# PROVIDED DATA:
● ● ● ● ● ● ●
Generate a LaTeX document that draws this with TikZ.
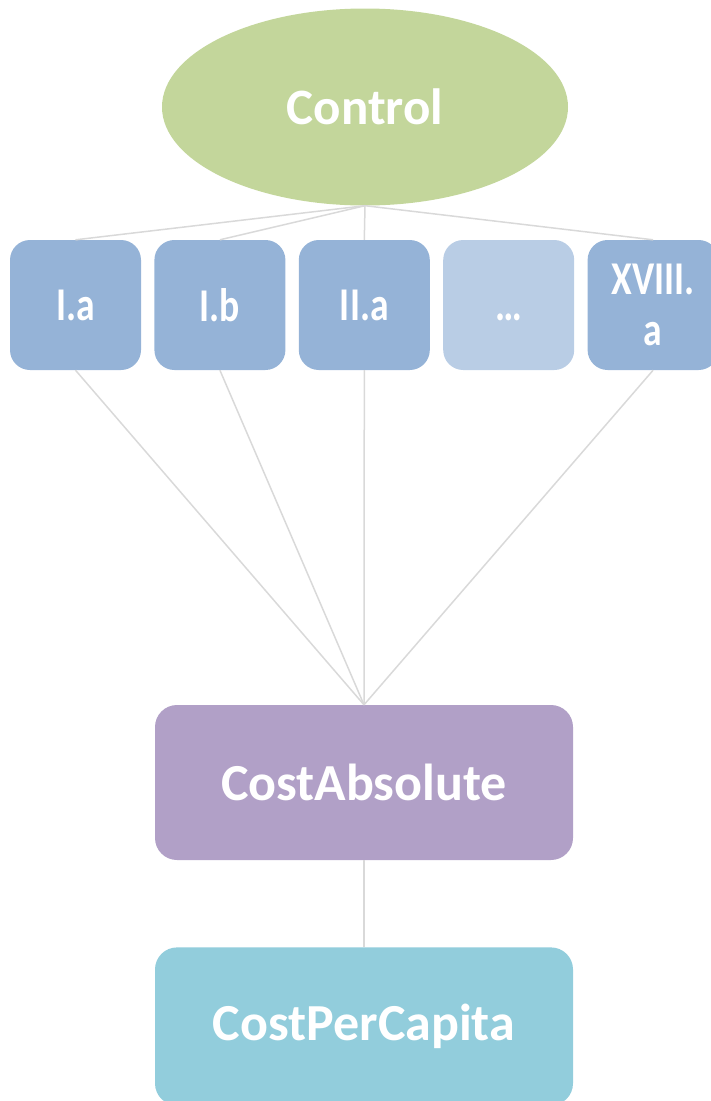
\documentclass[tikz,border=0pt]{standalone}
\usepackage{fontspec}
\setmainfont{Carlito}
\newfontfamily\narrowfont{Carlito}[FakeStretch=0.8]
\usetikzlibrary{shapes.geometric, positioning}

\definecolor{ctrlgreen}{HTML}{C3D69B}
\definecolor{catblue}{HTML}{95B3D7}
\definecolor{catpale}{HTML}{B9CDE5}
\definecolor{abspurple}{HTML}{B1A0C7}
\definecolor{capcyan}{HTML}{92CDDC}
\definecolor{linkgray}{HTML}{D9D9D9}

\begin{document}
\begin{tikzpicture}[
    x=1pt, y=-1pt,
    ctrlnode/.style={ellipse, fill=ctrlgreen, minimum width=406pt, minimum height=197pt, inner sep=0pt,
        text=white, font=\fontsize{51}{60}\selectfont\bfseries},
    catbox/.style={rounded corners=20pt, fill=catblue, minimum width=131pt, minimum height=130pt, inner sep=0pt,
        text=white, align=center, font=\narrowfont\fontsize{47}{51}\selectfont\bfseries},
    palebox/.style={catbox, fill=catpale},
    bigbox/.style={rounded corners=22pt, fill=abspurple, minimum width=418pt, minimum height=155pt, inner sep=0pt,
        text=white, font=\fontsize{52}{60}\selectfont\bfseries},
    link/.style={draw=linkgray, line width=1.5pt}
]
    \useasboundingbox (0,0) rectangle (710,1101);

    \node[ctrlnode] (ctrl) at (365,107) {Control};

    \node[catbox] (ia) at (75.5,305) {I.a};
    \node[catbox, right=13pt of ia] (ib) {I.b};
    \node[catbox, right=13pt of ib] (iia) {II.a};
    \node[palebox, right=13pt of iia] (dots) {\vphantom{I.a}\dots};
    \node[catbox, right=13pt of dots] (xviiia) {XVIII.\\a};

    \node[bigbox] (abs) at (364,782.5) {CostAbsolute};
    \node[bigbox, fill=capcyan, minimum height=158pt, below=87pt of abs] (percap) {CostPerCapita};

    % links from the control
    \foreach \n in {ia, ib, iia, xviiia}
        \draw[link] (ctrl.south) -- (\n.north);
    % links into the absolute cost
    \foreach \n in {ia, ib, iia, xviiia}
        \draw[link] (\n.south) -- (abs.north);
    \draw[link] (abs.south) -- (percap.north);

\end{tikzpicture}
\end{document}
● ● ● ● ● ● ●
Reproduce each line exactly as it appears, omitting the pictures.

Generate a LaTeX document that draws this with TikZ.
\documentclass[tikz,border=0pt]{standalone}
\usepackage{fontspec}
\setmainfont{Carlito}
\newfontfamily\narrowfont{Carlito}[FakeStretch=0.8]
\usetikzlibrary{shapes.geometric, positioning}

\definecolor{ctrlgreen}{HTML}{C3D69B}
\definecolor{catblue}{HTML}{95B3D7}
\definecolor{catpale}{HTML}{B9CDE5}
\definecolor{abspurple}{HTML}{B1A0C7}
\definecolor{capcyan}{HTML}{92CDDC}
\definecolor{linkgray}{HTML}{D9D9D9}

\begin{document}
\begin{tikzpicture}[
    x=1pt, y=-1pt,
    ctrlnode/.style={ellipse, fill=ctrlgreen, minimum width=406pt, minimum height=197pt, inner sep=0pt,
        text=white, font=\fontsize{51}{60}\selectfont\bfseries},
    catbox/.style={rounded corners=20pt, fill=catblue, minimum width=131pt, minimum height=130pt, inner sep=0pt,
        text=white, align=center, font=\narrowfont\fontsize{47}{51}\selectfont\bfseries},
    palebox/.style={catbox, fill=catpale},
    bigbox/.style={rounded corners=22pt, fill=abspurple, minimum width=418pt, minimum height=155pt, inner sep=0pt,
        text=white, font=\fontsize{52}{60}\selectfont\bfseries},
    link/.style={draw=linkgray, line width=1.5pt}
]
    \useasboundingbox (0,0) rectangle (710,1101);

    \node[ctrlnode] (ctrl) at (365,107) {Control};

    \node[catbox] (ia) at (75.5,305) {I.a};
    \node[catbox, right=13pt of ia] (ib) {I.b};
    \node[catbox, right=13pt of ib] (iia) {II.a};
    \node[palebox, right=13pt of iia] (dots) {\vphantom{I.a}\dots};
    \node[catbox, right=13pt of dots] (xviiia) {XVIII.\\a};

    \node[bigbox] (abs) at (364,782.5) {CostAbsolute};
    \node[bigbox, fill=capcyan, minimum height=158pt, below=87pt of abs] (percap) {CostPerCapita};

    % links from the control
    \foreach \n in {ia, ib, iia, xviiia}
        \draw[link] (ctrl.south) -- (\n.north);
    % links into the absolute cost
    \foreach \n in {ia, ib, iia, xviiia}
        \draw[link] (\n.south) -- (abs.north);
    \draw[link] (abs.south) -- (percap.north);

\end{tikzpicture}
\end{document}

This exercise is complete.